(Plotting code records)
--- --- ---

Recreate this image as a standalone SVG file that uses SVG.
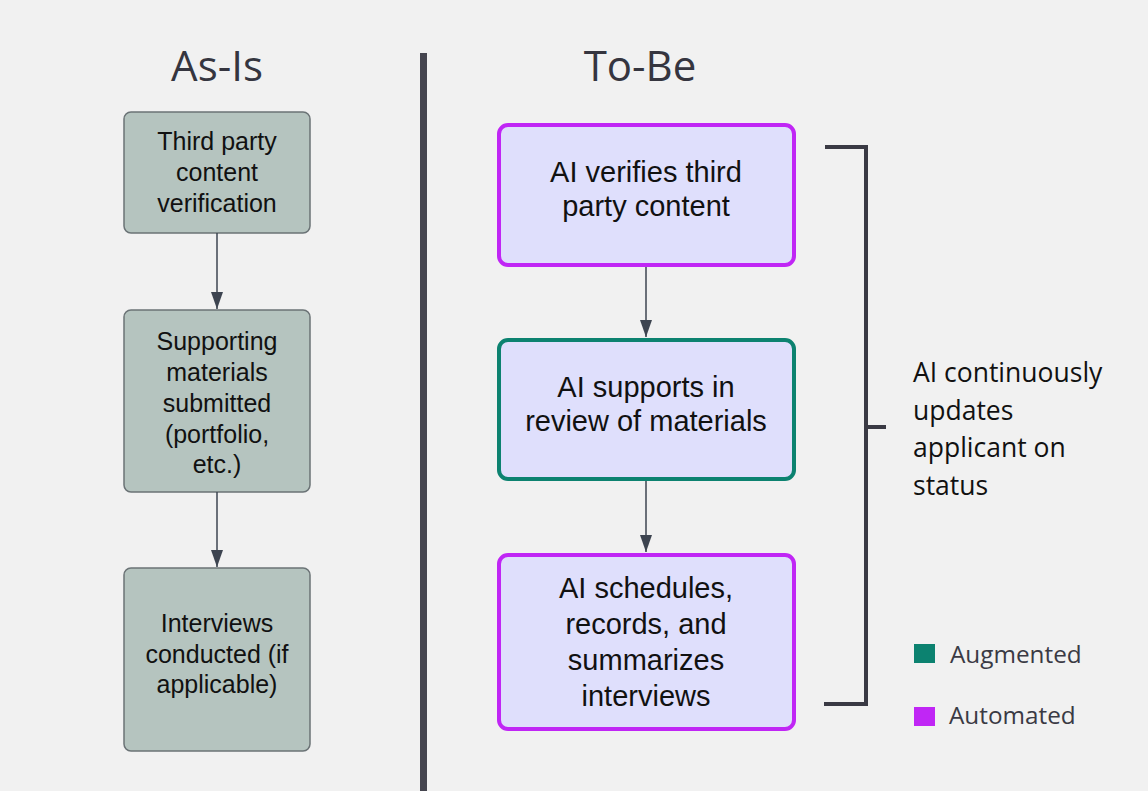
<svg xmlns="http://www.w3.org/2000/svg" width="1148" height="791" viewBox="0 0 1148 791">
  <defs>
    <marker id="arrow" viewBox="0 0 17 12" refX="17" refY="6" markerWidth="17" markerHeight="12" markerUnits="userSpaceOnUse" orient="auto">
      <path d="M0,0 L17,6 L0,12 z" fill="#3d4450"/>
    </marker>
    <style>
      .heading { font-family: "Open Sans", "Noto Sans", sans-serif; font-size: 42px; fill: #35353f; text-anchor: middle; }
      .asis rect { fill: #b5c4bf; stroke: #6b7376; stroke-width: 1.5; }
      .tobe rect { fill: #dfdffc; stroke-width: 4; }
      .auto rect { stroke: #c026f5; }
      .aug rect { stroke: #0c8270; }
      .ltxt { font-family: "Liberation Sans", Arial, sans-serif; font-size: 25px; fill: #111; text-anchor: middle; }
      .rtxt { font-family: "Liberation Sans", Arial, sans-serif; font-size: 29px; fill: #111; text-anchor: middle; }
      .note { font-family: "Open Sans", "Noto Sans", sans-serif; font-size: 26.5px; fill: #111; }
      .legend { font-family: "Open Sans", "Noto Sans", sans-serif; font-size: 24.3px; fill: #3a3a44; }
      .conn line { stroke: #3d4450; stroke-width: 1.5; fill: none; }
      .bracket { stroke: #3a3a44; stroke-width: 4; fill: none; }
    </style>
  </defs>
  <rect x="0" y="0" width="1148" height="791" fill="#f1f1f1"/>

  <text class="heading" x="217" y="81">As-Is</text>
  <text class="heading" x="640" y="81">To-Be</text>

  <rect id="divider" x="420" y="53" width="7" height="740" fill="#45454f"/>

  <g id="asis-1" class="asis">
    <rect x="124" y="112" width="186" height="121" rx="7"/>
    <text class="ltxt" x="217" y="150">Third party</text>
    <text class="ltxt" x="217" y="181">content</text>
    <text class="ltxt" x="217" y="212">verification</text>
  </g>
  <g id="asis-2" class="asis">
    <rect x="124" y="310" width="186" height="182" rx="7"/>
    <text class="ltxt" x="217" y="350">Supporting</text>
    <text class="ltxt" x="217" y="381">materials</text>
    <text class="ltxt" x="217" y="412">submitted</text>
    <text class="ltxt" x="217" y="443">(portfolio,</text>
    <text class="ltxt" x="217" y="473">etc.)</text>
  </g>
  <g id="asis-3" class="asis">
    <rect x="124" y="568" width="186" height="183" rx="7"/>
    <text class="ltxt" x="217" y="632">Interviews</text>
    <text class="ltxt" x="217" y="663">conducted (if</text>
    <text class="ltxt" x="217" y="693">applicable)</text>
  </g>

  <g id="tobe-1" class="tobe auto">
    <rect x="499" y="125" width="295" height="140" rx="9"/>
    <text class="rtxt" x="646" y="182">AI verifies third</text>
    <text class="rtxt" x="646" y="216">party content</text>
  </g>
  <g id="tobe-2" class="tobe aug">
    <rect x="499" y="340" width="295" height="139" rx="9"/>
    <text class="rtxt" x="646" y="397">AI supports in</text>
    <text class="rtxt" x="646" y="431">review of materials</text>
  </g>
  <g id="tobe-3" class="tobe auto">
    <rect x="499" y="555" width="295" height="174" rx="9"/>
    <text class="rtxt" x="646" y="598">AI schedules,</text>
    <text class="rtxt" x="646" y="634">records, and</text>
    <text class="rtxt" x="646" y="670">summarizes</text>
    <text class="rtxt" x="646" y="706">interviews</text>
  </g>

  <g id="connectors" class="conn">
    <line x1="217" y1="233" x2="217" y2="309" marker-end="url(#arrow)"/>
    <line x1="217" y1="492" x2="217" y2="567" marker-end="url(#arrow)"/>
    <line x1="646" y1="267" x2="646" y2="337" marker-end="url(#arrow)"/>
    <line x1="646" y1="481" x2="646" y2="552" marker-end="url(#arrow)"/>
  </g>

  <g id="status-note">
    <path class="bracket" d="M825,147 H866 V704 H824 M866,427 H886"/>
    <text class="note" x="913" y="382">AI continuously</text>
    <text class="note" x="913" y="420">updates</text>
    <text class="note" x="913" y="457">applicant on</text>
    <text class="note" x="913" y="495">status</text>
  </g>

  <g id="legend">
    <rect x="914" y="644" width="21" height="19" fill="#0c8270"/>
    <text class="legend" x="950" y="663">Augmented</text>
    <rect x="914" y="707" width="21" height="19" fill="#c026f5"/>
    <text class="legend" x="949" y="724">Automated</text>
  </g>
</svg>
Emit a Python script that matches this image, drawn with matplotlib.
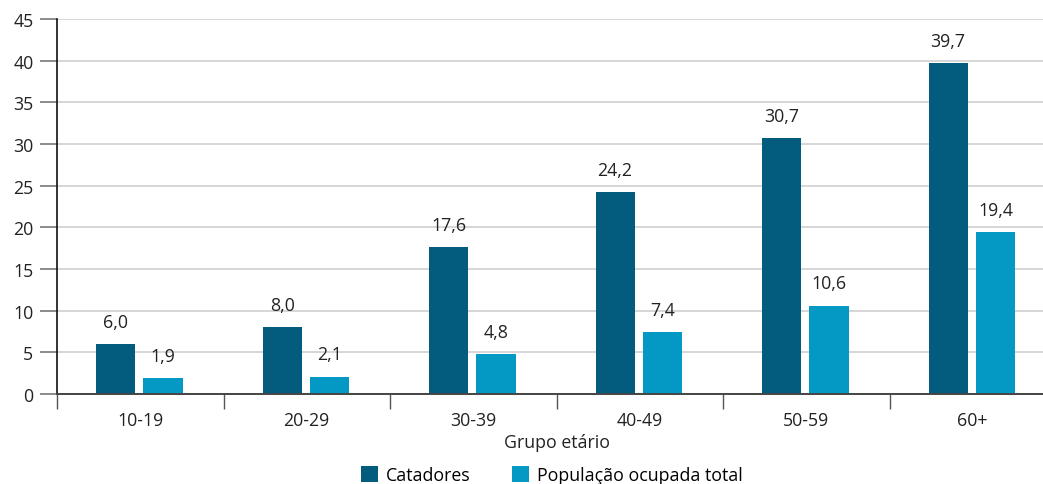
import numpy as np
import matplotlib.pyplot as plt

plt.rcParams['font.family'] = ['Open Sans', 'DejaVu Sans']

age_groups = ['10-19', '20-29', '30-39', '40-49', '50-59', '60+']
catadores = [6.0, 8.0, 17.6, 24.2, 30.7, 39.7]
pop_ocupada = [1.9, 2.1, 4.8, 7.4, 10.6, 19.4]

dark_blue = '#035b7e'
light_blue = '#0499c5'
fs = 12.8

fig = plt.figure(figsize=(10.43, 4.85), dpi=100)
# right edge of the axes runs past the figure, as in the printed layout
ax = fig.add_axes([57 / 1043, 90 / 485, 999 / 1043, 375 / 485])

x = np.arange(len(age_groups))
bw = 0.235
b1 = ax.bar(x - 0.148, catadores, bw, color=dark_blue, label='Catadores', zorder=3)
b2 = ax.bar(x + 0.137, pop_ocupada, bw, color=light_blue, label='População ocupada total', zorder=3)

for bars, vals in ((b1, catadores), (b2, pop_ocupada)):
    for bar, v in zip(bars, vals):
        ax.annotate(f'{v:.1f}'.replace('.', ','),
                    (bar.get_x() + bar.get_width() / 2, v),
                    xytext=(0, 16), textcoords='offset points',
                    ha='center', va='center', fontsize=fs, color='#222222')

ax.set_ylim(0, 45)
ax.set_xlim(-0.5, len(age_groups) - 0.5)
ax.set_yticks(range(0, 46, 5))
ax.grid(axis='y', color='#d6d6d6', linewidth=1.4, zorder=0)

ax.set_xticks(x)
ax.set_xticklabels(age_groups)
ax.set_xticks(np.arange(-0.5, len(age_groups)), minor=True)
ax.tick_params(axis='x', which='major', length=0, pad=12, labelsize=fs, labelcolor='#222222')
ax.tick_params(axis='x', which='minor', length=11, width=1, color='#555555', direction='out')
ax.tick_params(axis='y', length=12, width=1.2, color='#777777', pad=5, labelsize=fs, labelcolor='#222222')

for side in ('top', 'right'):
    ax.spines[side].set_visible(False)
ax.spines['left'].set_color('#111111')
ax.spines['left'].set_linewidth(1.2)
ax.spines['bottom'].set_color('#444444')
ax.spines['bottom'].set_linewidth(1.4)
ax.spines['bottom'].set_zorder(4)

ax.set_xlabel('Grupo etário', fontsize=fs, color='#222222', labelpad=3)

fig.legend(handles=[b1, b2], loc='center', bbox_to_anchor=(552 / 1043, 9 / 485),
           ncol=2, frameon=False, fontsize=fs, handlelength=0.95, handleheight=0.95,
           handletextpad=0.45, columnspacing=2.3, borderpad=0)

fig.savefig('out.png', dpi=100)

--- --- ---

#### Your task
Write out the entries above verbatim; the pictures do not belong in your copy.

#### Final result
Recreate this image as a standalone SVG file that uses SVG.
<svg xmlns="http://www.w3.org/2000/svg" width="1148" height="791" viewBox="0 0 1148 791">
  <defs>
    <marker id="arrow" viewBox="0 0 17 12" refX="17" refY="6" markerWidth="17" markerHeight="12" markerUnits="userSpaceOnUse" orient="auto">
      <path d="M0,0 L17,6 L0,12 z" fill="#3d4450"/>
    </marker>
    <style>
      .heading { font-family: "Open Sans", "Noto Sans", sans-serif; font-size: 42px; fill: #35353f; text-anchor: middle; }
      .asis rect { fill: #b5c4bf; stroke: #6b7376; stroke-width: 1.5; }
      .tobe rect { fill: #dfdffc; stroke-width: 4; }
      .auto rect { stroke: #c026f5; }
      .aug rect { stroke: #0c8270; }
      .ltxt { font-family: "Liberation Sans", Arial, sans-serif; font-size: 25px; fill: #111; text-anchor: middle; }
      .rtxt { font-family: "Liberation Sans", Arial, sans-serif; font-size: 29px; fill: #111; text-anchor: middle; }
      .note { font-family: "Open Sans", "Noto Sans", sans-serif; font-size: 26.5px; fill: #111; }
      .legend { font-family: "Open Sans", "Noto Sans", sans-serif; font-size: 24.3px; fill: #3a3a44; }
      .conn line { stroke: #3d4450; stroke-width: 1.5; fill: none; }
      .bracket { stroke: #3a3a44; stroke-width: 4; fill: none; }
    </style>
  </defs>
  <rect x="0" y="0" width="1148" height="791" fill="#f1f1f1"/>

  <text class="heading" x="217" y="81">As-Is</text>
  <text class="heading" x="640" y="81">To-Be</text>

  <rect id="divider" x="420" y="53" width="7" height="740" fill="#45454f"/>

  <g id="asis-1" class="asis">
    <rect x="124" y="112" width="186" height="121" rx="7"/>
    <text class="ltxt" x="217" y="150">Third party</text>
    <text class="ltxt" x="217" y="181">content</text>
    <text class="ltxt" x="217" y="212">verification</text>
  </g>
  <g id="asis-2" class="asis">
    <rect x="124" y="310" width="186" height="182" rx="7"/>
    <text class="ltxt" x="217" y="350">Supporting</text>
    <text class="ltxt" x="217" y="381">materials</text>
    <text class="ltxt" x="217" y="412">submitted</text>
    <text class="ltxt" x="217" y="443">(portfolio,</text>
    <text class="ltxt" x="217" y="473">etc.)</text>
  </g>
  <g id="asis-3" class="asis">
    <rect x="124" y="568" width="186" height="183" rx="7"/>
    <text class="ltxt" x="217" y="632">Interviews</text>
    <text class="ltxt" x="217" y="663">conducted (if</text>
    <text class="ltxt" x="217" y="693">applicable)</text>
  </g>

  <g id="tobe-1" class="tobe auto">
    <rect x="499" y="125" width="295" height="140" rx="9"/>
    <text class="rtxt" x="646" y="182">AI verifies third</text>
    <text class="rtxt" x="646" y="216">party content</text>
  </g>
  <g id="tobe-2" class="tobe aug">
    <rect x="499" y="340" width="295" height="139" rx="9"/>
    <text class="rtxt" x="646" y="397">AI supports in</text>
    <text class="rtxt" x="646" y="431">review of materials</text>
  </g>
  <g id="tobe-3" class="tobe auto">
    <rect x="499" y="555" width="295" height="174" rx="9"/>
    <text class="rtxt" x="646" y="598">AI schedules,</text>
    <text class="rtxt" x="646" y="634">records, and</text>
    <text class="rtxt" x="646" y="670">summarizes</text>
    <text class="rtxt" x="646" y="706">interviews</text>
  </g>

  <g id="connectors" class="conn">
    <line x1="217" y1="233" x2="217" y2="309" marker-end="url(#arrow)"/>
    <line x1="217" y1="492" x2="217" y2="567" marker-end="url(#arrow)"/>
    <line x1="646" y1="267" x2="646" y2="337" marker-end="url(#arrow)"/>
    <line x1="646" y1="481" x2="646" y2="552" marker-end="url(#arrow)"/>
  </g>

  <g id="status-note">
    <path class="bracket" d="M825,147 H866 V704 H824 M866,427 H886"/>
    <text class="note" x="913" y="382">AI continuously</text>
    <text class="note" x="913" y="420">updates</text>
    <text class="note" x="913" y="457">applicant on</text>
    <text class="note" x="913" y="495">status</text>
  </g>

  <g id="legend">
    <rect x="914" y="644" width="21" height="19" fill="#0c8270"/>
    <text class="legend" x="950" y="663">Augmented</text>
    <rect x="914" y="707" width="21" height="19" fill="#c026f5"/>
    <text class="legend" x="949" y="724">Automated</text>
  </g>
</svg>
Emit a Python script that matches this image, drawn with matplotlib.
import numpy as np
import matplotlib.pyplot as plt

plt.rcParams['font.family'] = ['Open Sans', 'DejaVu Sans']

age_groups = ['10-19', '20-29', '30-39', '40-49', '50-59', '60+']
catadores = [6.0, 8.0, 17.6, 24.2, 30.7, 39.7]
pop_ocupada = [1.9, 2.1, 4.8, 7.4, 10.6, 19.4]

dark_blue = '#035b7e'
light_blue = '#0499c5'
fs = 12.8

fig = plt.figure(figsize=(10.43, 4.85), dpi=100)
# right edge of the axes runs past the figure, as in the printed layout
ax = fig.add_axes([57 / 1043, 90 / 485, 999 / 1043, 375 / 485])

x = np.arange(len(age_groups))
bw = 0.235
b1 = ax.bar(x - 0.148, catadores, bw, color=dark_blue, label='Catadores', zorder=3)
b2 = ax.bar(x + 0.137, pop_ocupada, bw, color=light_blue, label='População ocupada total', zorder=3)

for bars, vals in ((b1, catadores), (b2, pop_ocupada)):
    for bar, v in zip(bars, vals):
        ax.annotate(f'{v:.1f}'.replace('.', ','),
                    (bar.get_x() + bar.get_width() / 2, v),
                    xytext=(0, 16), textcoords='offset points',
                    ha='center', va='center', fontsize=fs, color='#222222')

ax.set_ylim(0, 45)
ax.set_xlim(-0.5, len(age_groups) - 0.5)
ax.set_yticks(range(0, 46, 5))
ax.grid(axis='y', color='#d6d6d6', linewidth=1.4, zorder=0)

ax.set_xticks(x)
ax.set_xticklabels(age_groups)
ax.set_xticks(np.arange(-0.5, len(age_groups)), minor=True)
ax.tick_params(axis='x', which='major', length=0, pad=12, labelsize=fs, labelcolor='#222222')
ax.tick_params(axis='x', which='minor', length=11, width=1, color='#555555', direction='out')
ax.tick_params(axis='y', length=12, width=1.2, color='#777777', pad=5, labelsize=fs, labelcolor='#222222')

for side in ('top', 'right'):
    ax.spines[side].set_visible(False)
ax.spines['left'].set_color('#111111')
ax.spines['left'].set_linewidth(1.2)
ax.spines['bottom'].set_color('#444444')
ax.spines['bottom'].set_linewidth(1.4)
ax.spines['bottom'].set_zorder(4)

ax.set_xlabel('Grupo etário', fontsize=fs, color='#222222', labelpad=3)

fig.legend(handles=[b1, b2], loc='center', bbox_to_anchor=(552 / 1043, 9 / 485),
           ncol=2, frameon=False, fontsize=fs, handlelength=0.95, handleheight=0.95,
           handletextpad=0.45, columnspacing=2.3, borderpad=0)

fig.savefig('out.png', dpi=100)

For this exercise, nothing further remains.